If you just want someone to vent to your nearest friend/neighbor is fine (as long as your not my neighbor). However you are generally just reinforcing negative patterns not really gaining any help.

Online forums are a great way to meet people like Bob who are not gentle with their advice.

BTW just so we are all clear.

In this context professionals = university educated (Ph.D. preferred) licensed individual not affiliated with any religious organization.
 
Wasn't there a tally that the job of a housewife equals to about 40+ jobs total and should receive a wealthy salary in itself.?
 
You desired to know of other posters credentials so I shared mine.

regardless of whether or not you are a mod here I will say what I am about to say

My point is that the pompus and arrogant nature you exude by talking smack about how people have offered counsel and advice to a person who has obviously posted this thread looking for such is worthy of this smiley
:bs:.

It is such a reproach on others humanity when they take this I could care less attitude about other people.

Whether you wish to see validity in what people have shared with blue is your perogative for such is the freedom of an open thread.

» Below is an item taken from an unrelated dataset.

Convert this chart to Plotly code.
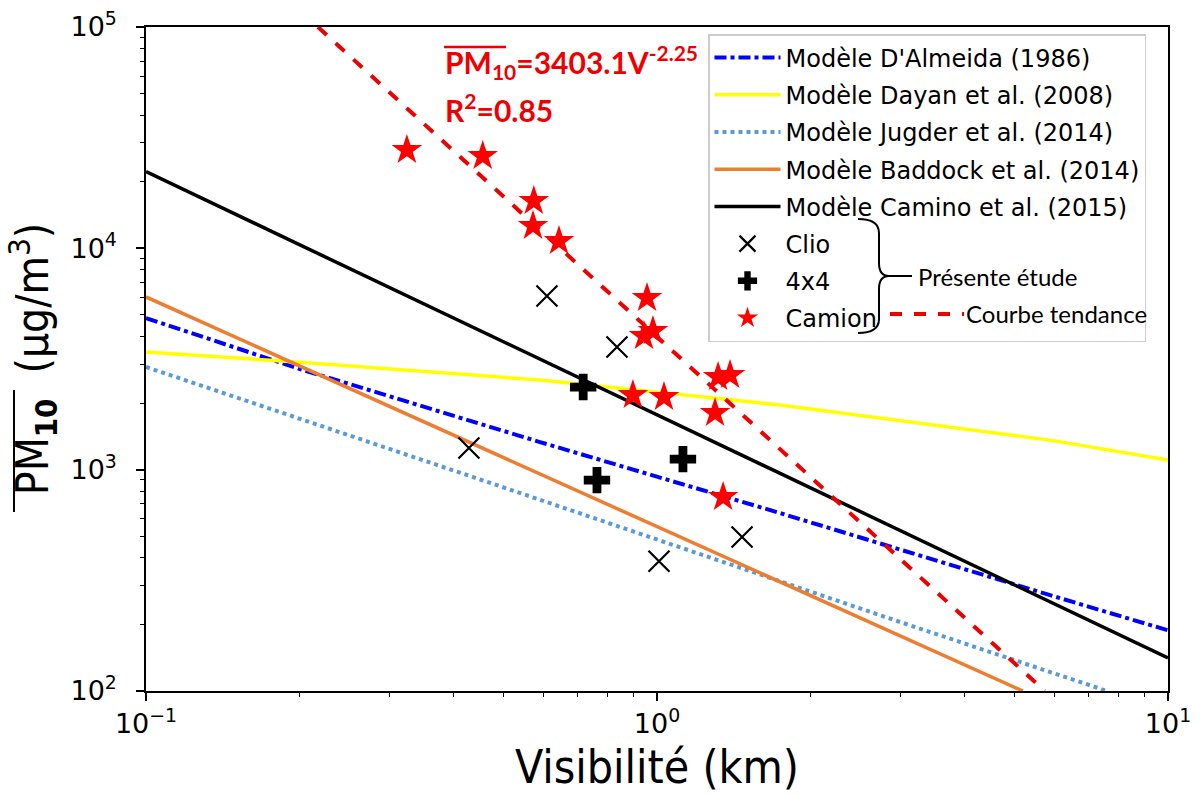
import plotly.graph_objects as go

# ---------------- data ----------------
# Model curves (visibility km, PM10 µg/m3)
almeida_v = [0.1, 0.2, 0.59, 1.74, 5.88, 10]
almeida_pm = [4840, 2850, 1333, 637, 271, 188]

dayan_v = [0.1, 0.2, 0.59, 1.74, 5.88, 10]
dayan_pm = [3400, 3060, 2540, 1960, 1360, 1105]

jugder_v = [0.1, 0.4365, 2.99, 7.6]
jugder_pm = [2910, 926, 205, 100]

baddock_v = [0.1, 5.2]
baddock_pm = [6030, 100]

camino_v = [0.1, 10]
camino_pm = [22200, 141]

trend_v = [0.217, 5.74]
trend_pm = [100000, 100]

# Measurements of the present study
clio_v = [0.609, 0.835, 0.4285, 1.009, 1.467]
clio_pm = [6086, 3580, 1252, 386, 496]

x4_v = [0.717, 0.763, 1.124]
x4_pm = [2362, 897, 1116]

camion_v = [0.324, 0.456, 0.574, 0.572, 0.643, 0.956, 0.943, 0.982,
            0.897, 1.032, 1.317, 1.390, 1.299, 1.347]
camion_pm = [27800, 26130, 16360, 12620, 10790, 5960, 4015, 4230,
             2174, 2128, 2620, 2677, 1802, 752]

x_tickvals = [0.1, 1, 10]
x_ticktext = ["10<sup>−1</sup>", "10<sup>0</sup>", "10<sup>1</sup>"]
y_tickvals = [100, 1000, 10000, 100000]
y_ticktext = ["10<sup>2</sup>", "10<sup>3</sup>", "10<sup>4</sup>", "10<sup>5</sup>"]
digits = [2, 3, 4, 5, 6, 7, 8, 9]
x_minor = [d * dec for dec in (0.1, 1) for d in digits]
y_minor = [d * dec for dec in (100, 1000, 10000) for d in digits]

# ---------------- figure ----------------
L, R, T, B = 146, 1168, 27, 691  # plot-area pixel box


def px(x):
    return (x - L) / (R - L)


def py(y):
    return (B - y) / (B - T)


fig = go.Figure()

fig.add_trace(go.Scatter(x=almeida_v, y=almeida_pm, mode="lines",
                         name="Modèle D'Almeida (1986)", legendgroup="a",
                         line=dict(color="#0000ff", width=4, dash="dashdot")))
fig.add_trace(go.Scatter(x=dayan_v, y=dayan_pm, mode="lines",
                         name="Modèle Dayan et al. (2008)", legendgroup="b",
                         line=dict(color="#ffff00", width=3.5)))
fig.add_trace(go.Scatter(x=jugder_v, y=jugder_pm, mode="lines",
                         name="Modèle Jugder et al. (2014)", legendgroup="c",
                         line=dict(color="#5b9bd5", width=4, dash="dot")))
fig.add_trace(go.Scatter(x=baddock_v, y=baddock_pm, mode="lines",
                         name="Modèle Baddock et al. (2014)", legendgroup="d",
                         line=dict(color="#ed7d31", width=3.5)))
fig.add_trace(go.Scatter(x=camino_v, y=camino_pm, mode="lines",
                         name="Modèle Camino et al. (2015)", legendgroup="e",
                         line=dict(color="black", width=3.5)))
fig.add_trace(go.Scatter(x=trend_v, y=trend_pm, mode="lines",
                         name="Courbe tendance", showlegend=False,
                         line=dict(color="#ee0000", width=4, dash="dash")))
fig.add_trace(go.Scatter(x=clio_v, y=clio_pm, mode="markers", name="Clio",
                         legendgroup="f",
                         marker=dict(symbol="x-thin-open", size=21, color="black",
                                     line=dict(color="black", width=2.2))))
fig.add_trace(go.Scatter(x=x4_v, y=x4_pm, mode="markers", name="4x4",
                         legendgroup="g",
                         marker=dict(symbol="cross", size=22, color="black")))
fig.add_trace(go.Scatter(x=camion_v, y=camion_pm, mode="markers",
                         name="Camion", legendgroup="h",
                         marker=dict(symbol="star", size=23, color="#ff0000",
                                     line=dict(width=0))))

tickfont = dict(family="DejaVu Sans", size=27, color="black")
axis_common = dict(type="log", showline=True, mirror=True, linecolor="black",
                   linewidth=1.5, ticks="outside", ticklen=8, tickwidth=1.5,
                   tickcolor="black", showgrid=False, zeroline=False,
                   automargin=False, tickfont=tickfont, tickmode="array")

fig.update_xaxes(**axis_common, range=[-1, 1], tickvals=x_tickvals,
                 ticktext=x_ticktext,
                 minor=dict(tickmode="array", tickvals=x_minor, ticks="outside",
                            ticklen=4, tickwidth=1.2, tickcolor="black",
                            showgrid=False),
                 title=dict(text="Visibilité (km)", standoff=14,
                            font=dict(family="DejaVu Sans Condensed, DejaVu Sans",
                                      size=46, color="black")))
fig.update_yaxes(**axis_common, range=[2, 5], tickvals=y_tickvals,
                 ticktext=y_ticktext, ticklabelstandoff=14,
                 minor=dict(tickmode="array", tickvals=y_minor, ticks="outside",
                            ticklen=4, tickwidth=1.2, tickcolor="black",
                            showgrid=False),
                 title=dict(text="PM<sub><b>10</b></sub>  (µg/m<sup>3</sup>)",
                            standoff=8,
                            font=dict(family="DejaVu Sans Condensed, DejaVu Sans",
                                      size=44, color="black")))

red = "#ee0000"
annotations = [
    dict(x=px(443), y=py(62), xref="paper", yref="paper", xanchor="left",
         yanchor="middle", showarrow=False,
         text="<b>PM<sub>10</sub>=3403.1V<sup>-2.25</sup></b>",
         font=dict(family="Lato, Open Sans", size=30, color=red)),
    dict(x=px(443), y=py(108), xref="paper", yref="paper", xanchor="left",
         yanchor="middle", showarrow=False, text="<b>R<sup>2</sup>=0.85</b>",
         font=dict(family="Lato, Open Sans", size=30, color=red)),
    dict(x=px(916), y=py(276), xref="paper", yref="paper", xanchor="left",
         yanchor="middle", showarrow=False, text="Présente étude",
         font=dict(family="Lato, Open Sans", size=24, color="black")),
    dict(x=px(964), y=py(313), xref="paper", yref="paper", xanchor="left",
         yanchor="middle", showarrow=False, text="Courbe tendance",
         font=dict(family="Lato, Open Sans", size=24, color="black")),
]


def P(x, y):
    return f"{px(x):.5f},{py(y):.5f}"


brace = ("M " + P(858, 219) + " Q " + P(879, 219) + " " + P(879, 233) +
         " L " + P(879, 263) + " Q " + P(879, 276) + " " + P(889, 276) +
         " Q " + P(879, 276) + " " + P(879, 289) +
         " L " + P(879, 319) + " Q " + P(879, 333) + " " + P(858, 333))

shapes = [
    # overline of PM10 in the equation
    dict(type="line", xref="paper", yref="paper", x0=px(444), x1=px(506),
         y0=py(47), y1=py(47), line=dict(color=red, width=2.5)),
    # brace and pointer
    dict(type="path", xref="paper", yref="paper", path=brace,
         line=dict(color="black", width=2)),
    dict(type="line", xref="paper", yref="paper", x0=px(889), x1=px(912),
         y0=py(276), y1=py(276), line=dict(color="black", width=2)),
    # dashed trend sample in legend
    dict(type="line", xref="paper", yref="paper", x0=px(890), x1=px(964),
         y0=py(314), y1=py(314), line=dict(color=red, width=4, dash="dash")),
    # overline of PM10 in y-axis title
    dict(type="line", xref="paper", yref="paper", x0=px(14), x1=px(14),
         y0=py(512), y1=py(390), line=dict(color="black", width=2)),
]

fig.update_layout(
    width=1200, height=794,
    margin=dict(l=L, r=1200 - R, t=T, b=794 - B),
    paper_bgcolor="white", plot_bgcolor="white",
    font=dict(family="DejaVu Sans", color="black"),
    legend=dict(x=px(708), y=py(34), xanchor="left", yanchor="top",
                bgcolor="rgba(255,255,255,0)", bordercolor="#cccccc",
                borderwidth=1.5, traceorder="grouped", tracegroupgap=3,
                itemwidth=66,
                font=dict(family="DejaVu Sans", size=24, color="black"),
                entrywidth=420),
    annotations=annotations,
    shapes=shapes,
)

fig.write_html(
    "out.html",
    config={"displayModeBar": False},
    post_script="document.body.style.margin='0px';"
                "document.body.style.padding='0px';"
                "document.body.style.overflow='hidden';",
)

Yet on the same note, it is blue's perogative to see the validity of what people have shared with her. And one does not need to be a professional to offer wise counsel.
Rereading the original post, I don't see how she was asking for advice or counsel. It honestly sounded like a 'woe is me, i lead such a hard life' post. And if people don't want don't want to hear what others have to say, they shouldn't put their life on an internet forum. I'm sure there are many internet blogging sites that have a 'do not allow comments' button.
 
I would ask the ladies a ?

WOULD YOU WISH THAT YOUR BETTER HALF BE 100% OPEN ABOUT ALL THINGS BOTH THEIR WEAK AND THEIR STRONG POINTS? IN TURN WHAT DOES IT DO WHEN THEY DO NOT FEEL THEY CAN SHARE ALL THAT THEY ARE?[/QUOTE]


Oh, heck no!

I accept who my husband is 100%, but no, he is not required to SHARE who he is 100%. He's entitled to his own private thoughts, as I am.

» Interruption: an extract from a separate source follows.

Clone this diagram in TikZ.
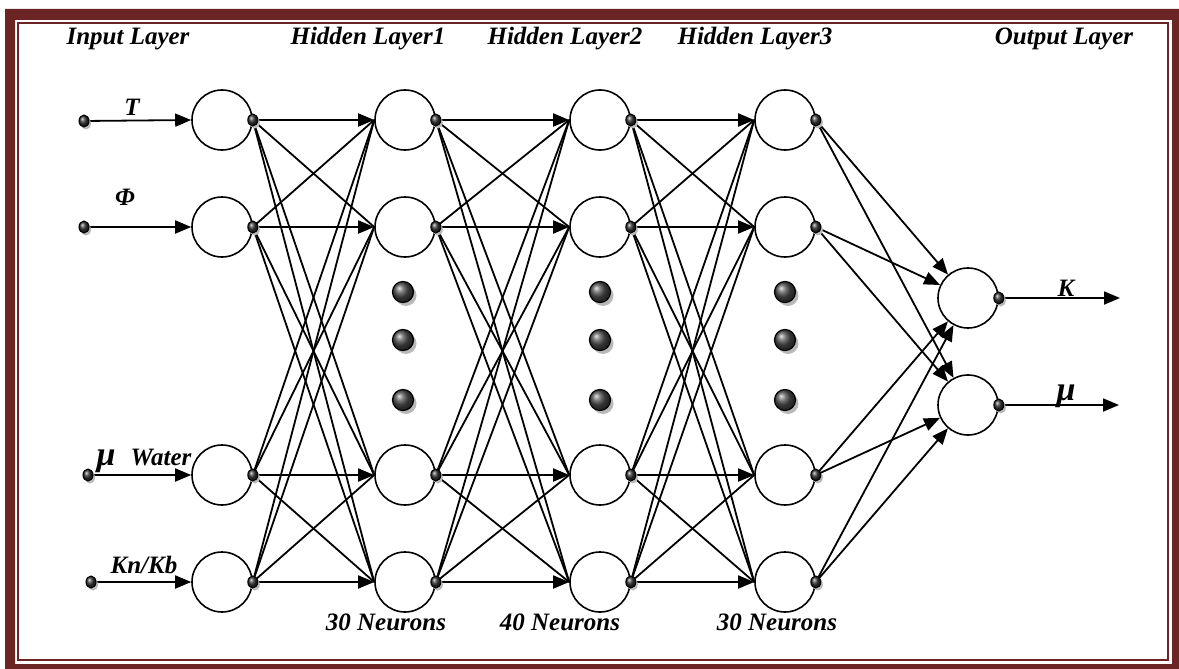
\documentclass[tikz,border=0pt]{standalone}
\usepackage{fontspec}
\setmainfont{Liberation Serif}
\usetikzlibrary{arrows.meta,shadings}

\definecolor{framered}{RGB}{108,37,37}

\begin{document}
\begin{tikzpicture}[x=1pt,y=-1pt,
  neuron/.style={circle,draw,line width=1.6pt,minimum size=60pt,inner sep=0pt},
  link/.style={line width=1.8pt},
  arr/.style={link,-{Triangle[length=16pt,width=13pt]}},
  lbl/.style={font=\fontsize{25}{28}\selectfont\bfseries\itshape,inner sep=0pt,anchor=base},
  greek/.style={font=\fontsize{34}{36}\selectfont\bfseries\itshape,inner sep=0pt,anchor=base},
  joint/.pic={
    \fill[gray!55] (2,2.5) ellipse (5 and 6);
    \shade[ball color=gray!40!black,draw=black,line width=1pt] (0,0) ellipse (5 and 6);
  },
  bigdot/.pic={
    \fill[gray!55] (3,3.5) circle (10.5);
    \shade[ball color=black!70,draw=black,line width=1.2pt] (0,0) circle (10.5);
  },
]
\useasboundingbox (0,0) rectangle (1179,669);

% double frame
\begin{scope}
  \clip (0,0) rectangle (1179,669);
  \fill[framered,even odd rule] (5,9) rectangle (1190,680) (15,20) rectangle (1172,664);
  \draw[framered,line width=2pt] (18,23) rectangle (1168,660);
\end{scope}

% neurons
\foreach \r [count=\i] in {120,227,475,582} {
  \node[neuron] (in\i) at (222,\r) {};
  \node[neuron] (ha\i) at (405,\r) {};
  \node[neuron] (hb\i) at (600,\r) {};
  \node[neuron] (hc\i) at (785,\r) {};
}
\node[neuron] (o1) at (968,298) {};
\node[neuron] (o2) at (968,405) {};

% input sources and output ends
\coordinate (s1) at (84,121);
\coordinate (s2) at (84,227);
\coordinate (s3) at (88,475);
\coordinate (s4) at (91,582);
\coordinate (e1) at (1120,298);
\coordinate (e2) at (1119,405);

% connections
\foreach \i in {1,...,4} \draw[arr] (s\i) -- (in\i.west);
\foreach \a/\b in {in/ha,ha/hb,hb/hc} {
  \foreach \i in {1,...,4} {
    \foreach \j in {1,...,4} {
      \ifnum\i=\j
        \draw[arr] (\a\i.east) -- (\b\j.west);
      \else
        \draw[link] (\a\i.east) -- (\b\j.west);
      \fi
    }
  }
}
\foreach \i in {1,...,4} \foreach \j in {1,2} \draw[arr] (hc\i.east) -- (o\j);
\draw[arr] (o1.east) -- (e1);
\draw[arr] (o2.east) -- (e2);

% joints
\foreach \n in {in,ha,hb,hc} \foreach \i in {1,...,4} \pic at (\n\i.east) {joint};
\pic at (o1.east) {joint};
\pic at (o2.east) {joint};
\foreach \i in {1,...,4} \pic at (s\i) {joint};

% ellipsis dots
\foreach \x in {403,600,785} \foreach \y in {292,340,400} \pic at (\x,\y) {bigdot};

% layer titles
\node[lbl] (tin) at (128,45) {Input Layer};
\node[lbl] (th1) at (368,45) {Hidden Layer1};
\node[lbl] (th2) at (565,45) {Hidden Layer2};
\node[lbl] (th3) at (755,45) {Hidden Layer3};
\node[lbl] (tout) at (1064,45) {Output Layer};

% input labels
\node[lbl] (lT) at (132,115) {T};
\node[lbl] (lPhi) at (125,205) {Φ};
\node[greek] (lMu) at (106,465) {μ};
\node[lbl] (lW) at (161,465) {Water};
\node[lbl] (lK) at (144,573) {Kn/Kb};

% output labels
\node[lbl] (oK) at (1066,296) {K};
\node[greek] (oMu) at (1066,400) {μ};

% layer sizes
\node[lbl] (n1) at (386,630) {30 Neurons};
\node[lbl] (n2) at (560,630) {40 Neurons};
\node[lbl] (n3) at (777,630) {30 Neurons};
\end{tikzpicture}
\end{document}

Actually, when it comes to his job ( he's a social worker that works with children), he can't legally discuss most of the details with me or anybody else. He also needs a bit of his own time to decompress and unwind. Usually that involves spending a few hours down at the local cigar store with the rest of his terminally grouchy old fart cronies. Do I REALLY want all the details of those little pow-wows? Um.... no.